Part of the problem is just a simple logistics problem. Two animals who do not talk (though Tom the cat does sing briefly in one scene and several other animated animals have speaking roles in this film) may work in a five to ten minute short but are pretty hard to hang a full-length feature upon.
In fact, often, Tom and Jerry feel like supporting characters in their own film here, with as much – if not more – time spent on a high society wedding in a swanky New York hotel as is spent on our title characters. (Though, technically, the role of New York is played by London in this film.)
It’s not a particularly funny idea, and Tom and Jerry is able to fumble any little potential that can be squeezed out of the plot. Tom and Jerry feels both oddly anachronistic (not surprising with such long past their sell-by date characters) and at the same time patronizing in its attempts to be modern. (Tom and Jerry on Instagram? Really?)
The real main character here – though her name is not in the title – is Kayla (Chloë Grace Moretz). She is a perky and sweet young woman who scams herself into an important job at New York’s most exclusive hotel on the very weekend that the society wedding of the year is taking place.
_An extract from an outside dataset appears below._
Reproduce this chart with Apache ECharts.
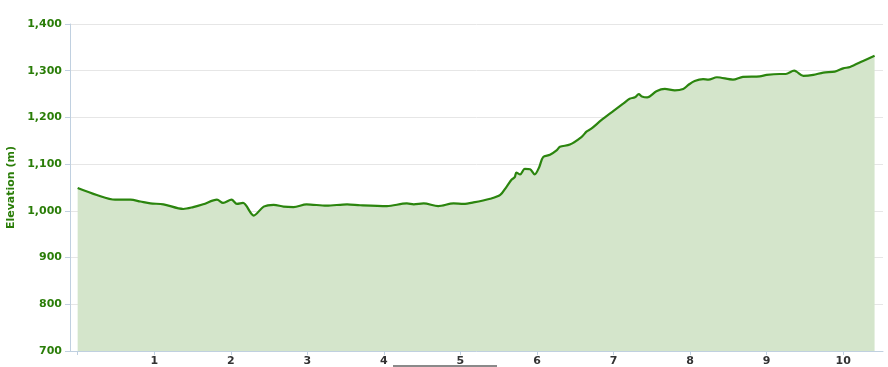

Everyone immediately falls in love with her – even the social media influencer bride-to-be – except for the uptight manager (Michael Peña) who does not trust her as far as he can throw her.
Add cat and mouse. Slapstick mayhem ensues. Yawn.
As bad as that all sounds, Tom and Jerry is even worse. There is only one reason for this film to exist at all – the possibility that it will reintroduce the world to traditional animation. However, when it is at service of a movie that is this bad, that may not be a good thing.